In response to the Parkland, Florida school shooting that left 17 people dead, Cameron Kasky, a student at Marjory Stoneman Douglas High School, announced the formation of a new group called “March for Our Lives.” The goal of the group is to host a march primarily in Washington, D.C., but with offshoots across the country, demanding gun control.
The event has been called a “grassroots movement” organized by students concerned about gun violence, and their mission statement directly states that the organization is “created by, inspired by, and led by students across the country”. But after digging a little bit deeper into their website, doubt is cast on that statement, and instead shows that the group is receiving immense support from much more established anti-gun movements, who may have a larger influence than is being let on.
The event, which has received nearly $3 million in funding on the crowdfunding website GoFundMe, is also lined up to receive massive support from the gun control group Everytown for Gun Safety, which is largely funded by former New York City Mayor Michael Bloomberg. Everytown for Gun Safety has pledged to spend $2.5 million supporting marches like it.
But it’s not just money that the massive gun control group is bringing to the so-called “student-run” movement. The Bloomberg-run gun control group is also providing support, both monetary and organizational to sister-marches across the country that are supported by the March for Our Lives organization.
On the March for Our Lives Website, the only direct mentions of Everytown for Gun Safety take place on the FAQ page, where the group is mentioned four times. In the FAQs, it is laid out that Everytown for Gun Safety is offering a $5,000 grant to mitigate the costs of qualifying sister marches outside of Washington, D.C, and stated that the group will help with coordination efforts for those marches.
But with a little bit more digging, a stronger connection between the two groups is found.
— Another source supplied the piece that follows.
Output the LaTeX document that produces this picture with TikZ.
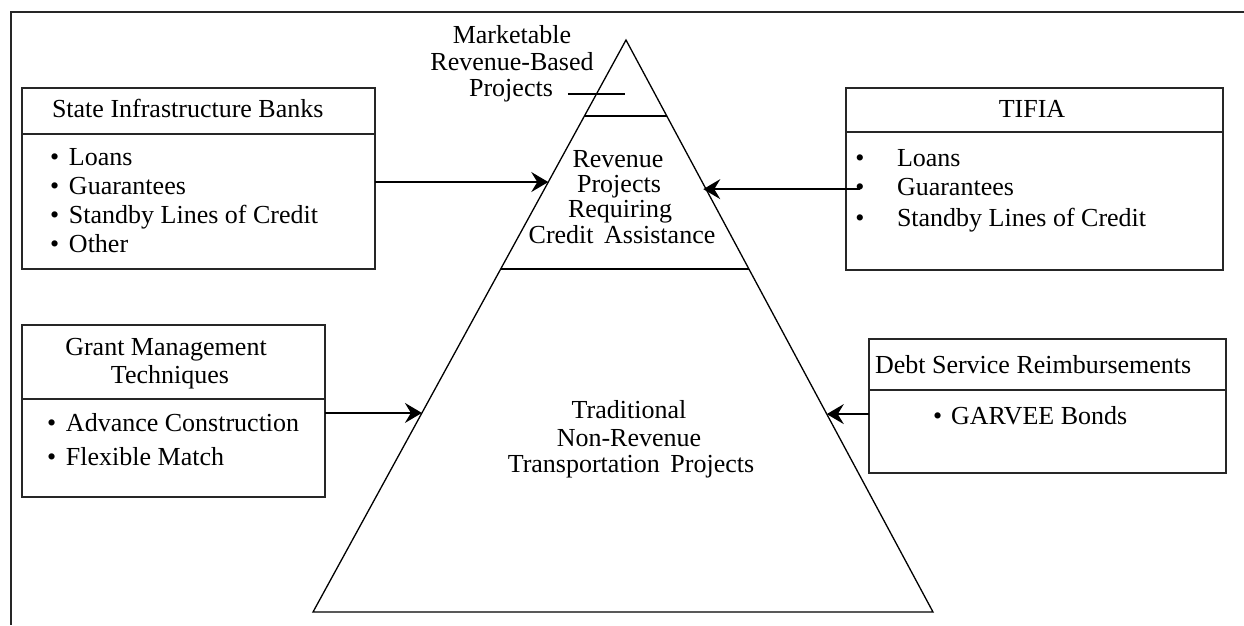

On the page where students can go to get their event listed on the March for Our Lives website, there is a handy link that goes to an “Event Toolkit.” The Event Toolkit has March for Our Lives branding, and is hosted on the Everytown for Gun Safety website. Despite that, there is no mention of Everytown for Gun Safety in the document. There is a link purported to display potential coalition partners, but it goes to a protected Google Drive link.
The document lays out advice on hosting the event, from determining roles for local organizers, to recruiting speakers, including local elected officials, and getting press attention.
It is unclear if the document was produced by March for Our Lives, or Everytown for Gun Safety, but the link being hosted on the Everytown website casts doubt on any illusion of it being produced by students. It opens up many questions about the influence of more organized gun control activists in the organization.
If more established activists are heavily involved, it also presents the question of whether they actually want to gain credit for these events, or if they want to keep the illusion of them being student-run.